'''
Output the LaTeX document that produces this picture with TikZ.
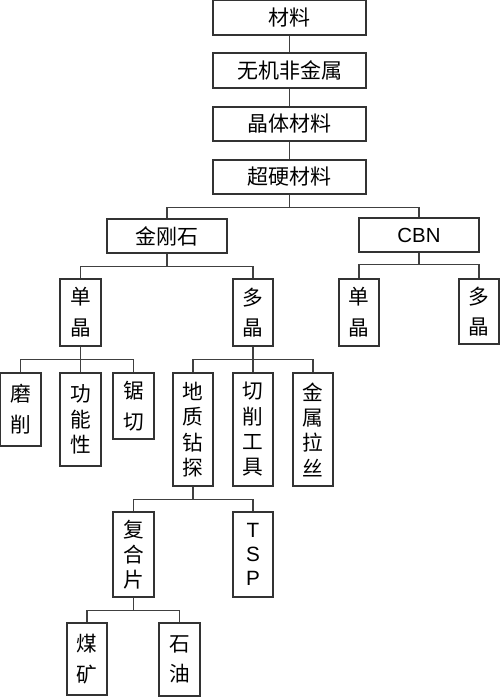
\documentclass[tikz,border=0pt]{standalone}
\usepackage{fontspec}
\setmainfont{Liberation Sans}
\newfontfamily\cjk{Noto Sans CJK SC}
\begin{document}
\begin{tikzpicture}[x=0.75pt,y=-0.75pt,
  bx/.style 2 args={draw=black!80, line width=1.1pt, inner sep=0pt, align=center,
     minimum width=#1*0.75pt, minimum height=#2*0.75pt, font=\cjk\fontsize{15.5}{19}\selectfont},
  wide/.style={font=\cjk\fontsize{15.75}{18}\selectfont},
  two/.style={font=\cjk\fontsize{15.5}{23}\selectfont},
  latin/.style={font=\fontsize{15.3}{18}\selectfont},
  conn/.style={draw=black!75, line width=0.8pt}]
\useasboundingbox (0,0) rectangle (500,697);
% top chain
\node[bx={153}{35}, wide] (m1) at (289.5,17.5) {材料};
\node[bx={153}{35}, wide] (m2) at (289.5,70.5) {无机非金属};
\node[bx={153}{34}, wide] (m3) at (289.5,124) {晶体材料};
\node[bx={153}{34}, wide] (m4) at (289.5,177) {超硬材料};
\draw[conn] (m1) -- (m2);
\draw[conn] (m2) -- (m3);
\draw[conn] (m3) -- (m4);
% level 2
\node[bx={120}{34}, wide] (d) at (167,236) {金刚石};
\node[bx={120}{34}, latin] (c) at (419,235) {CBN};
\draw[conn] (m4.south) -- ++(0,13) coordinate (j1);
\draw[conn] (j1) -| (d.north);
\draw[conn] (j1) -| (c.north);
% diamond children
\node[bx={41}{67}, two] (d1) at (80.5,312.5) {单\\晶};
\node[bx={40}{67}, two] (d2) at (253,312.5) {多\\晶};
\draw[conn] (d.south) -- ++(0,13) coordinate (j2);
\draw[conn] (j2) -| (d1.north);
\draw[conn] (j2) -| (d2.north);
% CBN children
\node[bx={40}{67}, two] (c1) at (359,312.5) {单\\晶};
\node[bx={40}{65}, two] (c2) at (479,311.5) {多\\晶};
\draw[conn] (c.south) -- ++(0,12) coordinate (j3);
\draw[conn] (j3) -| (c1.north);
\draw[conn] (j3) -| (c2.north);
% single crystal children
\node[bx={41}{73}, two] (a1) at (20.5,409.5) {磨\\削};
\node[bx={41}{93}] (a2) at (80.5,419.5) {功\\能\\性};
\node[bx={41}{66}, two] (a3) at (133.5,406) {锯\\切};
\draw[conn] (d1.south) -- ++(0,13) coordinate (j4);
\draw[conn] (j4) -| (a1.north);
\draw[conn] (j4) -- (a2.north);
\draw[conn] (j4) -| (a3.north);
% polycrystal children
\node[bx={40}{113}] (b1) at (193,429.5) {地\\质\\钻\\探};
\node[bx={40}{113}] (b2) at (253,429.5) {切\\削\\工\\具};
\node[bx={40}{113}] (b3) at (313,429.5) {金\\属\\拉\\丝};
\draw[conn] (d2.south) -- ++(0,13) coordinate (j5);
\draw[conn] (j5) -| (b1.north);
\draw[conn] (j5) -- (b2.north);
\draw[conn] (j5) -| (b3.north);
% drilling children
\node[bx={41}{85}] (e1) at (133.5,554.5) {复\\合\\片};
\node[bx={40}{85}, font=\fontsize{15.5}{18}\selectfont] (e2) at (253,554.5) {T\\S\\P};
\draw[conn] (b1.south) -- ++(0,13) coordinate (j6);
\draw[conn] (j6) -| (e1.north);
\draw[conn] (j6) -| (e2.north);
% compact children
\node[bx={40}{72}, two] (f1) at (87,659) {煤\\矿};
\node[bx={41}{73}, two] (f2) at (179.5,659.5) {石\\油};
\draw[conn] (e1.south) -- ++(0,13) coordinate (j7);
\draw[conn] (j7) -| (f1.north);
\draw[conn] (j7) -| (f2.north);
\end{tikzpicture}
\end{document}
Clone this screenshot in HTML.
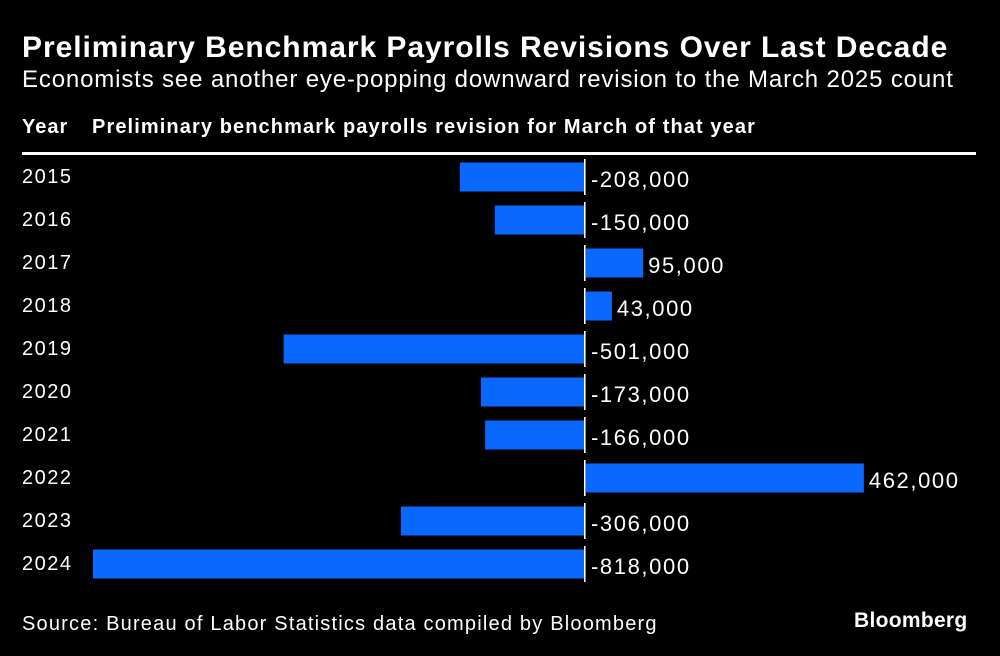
'''
Exercise:
Without the pictures, extract every entry verbatim.

Exercise output:
Output the LaTeX document that produces this picture with TikZ.
\documentclass[tikz,border=0pt]{standalone}
\usepackage{fontspec}
\setmainfont{Liberation Sans}
\newfontfamily\cjk{Noto Sans CJK SC}
\begin{document}
\begin{tikzpicture}[x=0.75pt,y=-0.75pt,
  bx/.style 2 args={draw=black!80, line width=1.1pt, inner sep=0pt, align=center,
     minimum width=#1*0.75pt, minimum height=#2*0.75pt, font=\cjk\fontsize{15.5}{19}\selectfont},
  wide/.style={font=\cjk\fontsize{15.75}{18}\selectfont},
  two/.style={font=\cjk\fontsize{15.5}{23}\selectfont},
  latin/.style={font=\fontsize{15.3}{18}\selectfont},
  conn/.style={draw=black!75, line width=0.8pt}]
\useasboundingbox (0,0) rectangle (500,697);
% top chain
\node[bx={153}{35}, wide] (m1) at (289.5,17.5) {材料};
\node[bx={153}{35}, wide] (m2) at (289.5,70.5) {无机非金属};
\node[bx={153}{34}, wide] (m3) at (289.5,124) {晶体材料};
\node[bx={153}{34}, wide] (m4) at (289.5,177) {超硬材料};
\draw[conn] (m1) -- (m2);
\draw[conn] (m2) -- (m3);
\draw[conn] (m3) -- (m4);
% level 2
\node[bx={120}{34}, wide] (d) at (167,236) {金刚石};
\node[bx={120}{34}, latin] (c) at (419,235) {CBN};
\draw[conn] (m4.south) -- ++(0,13) coordinate (j1);
\draw[conn] (j1) -| (d.north);
\draw[conn] (j1) -| (c.north);
% diamond children
\node[bx={41}{67}, two] (d1) at (80.5,312.5) {单\\晶};
\node[bx={40}{67}, two] (d2) at (253,312.5) {多\\晶};
\draw[conn] (d.south) -- ++(0,13) coordinate (j2);
\draw[conn] (j2) -| (d1.north);
\draw[conn] (j2) -| (d2.north);
% CBN children
\node[bx={40}{67}, two] (c1) at (359,312.5) {单\\晶};
\node[bx={40}{65}, two] (c2) at (479,311.5) {多\\晶};
\draw[conn] (c.south) -- ++(0,12) coordinate (j3);
\draw[conn] (j3) -| (c1.north);
\draw[conn] (j3) -| (c2.north);
% single crystal children
\node[bx={41}{73}, two] (a1) at (20.5,409.5) {磨\\削};
\node[bx={41}{93}] (a2) at (80.5,419.5) {功\\能\\性};
\node[bx={41}{66}, two] (a3) at (133.5,406) {锯\\切};
\draw[conn] (d1.south) -- ++(0,13) coordinate (j4);
\draw[conn] (j4) -| (a1.north);
\draw[conn] (j4) -- (a2.north);
\draw[conn] (j4) -| (a3.north);
% polycrystal children
\node[bx={40}{113}] (b1) at (193,429.5) {地\\质\\钻\\探};
\node[bx={40}{113}] (b2) at (253,429.5) {切\\削\\工\\具};
\node[bx={40}{113}] (b3) at (313,429.5) {金\\属\\拉\\丝};
\draw[conn] (d2.south) -- ++(0,13) coordinate (j5);
\draw[conn] (j5) -| (b1.north);
\draw[conn] (j5) -- (b2.north);
\draw[conn] (j5) -| (b3.north);
% drilling children
\node[bx={41}{85}] (e1) at (133.5,554.5) {复\\合\\片};
\node[bx={40}{85}, font=\fontsize{15.5}{18}\selectfont] (e2) at (253,554.5) {T\\S\\P};
\draw[conn] (b1.south) -- ++(0,13) coordinate (j6);
\draw[conn] (j6) -| (e1.north);
\draw[conn] (j6) -| (e2.north);
% compact children
\node[bx={40}{72}, two] (f1) at (87,659) {煤\\矿};
\node[bx={41}{73}, two] (f2) at (179.5,659.5) {石\\油};
\draw[conn] (e1.south) -- ++(0,13) coordinate (j7);
\draw[conn] (j7) -| (f1.north);
\draw[conn] (j7) -| (f2.north);
\end{tikzpicture}
\end{document}
Clone this screenshot in HTML.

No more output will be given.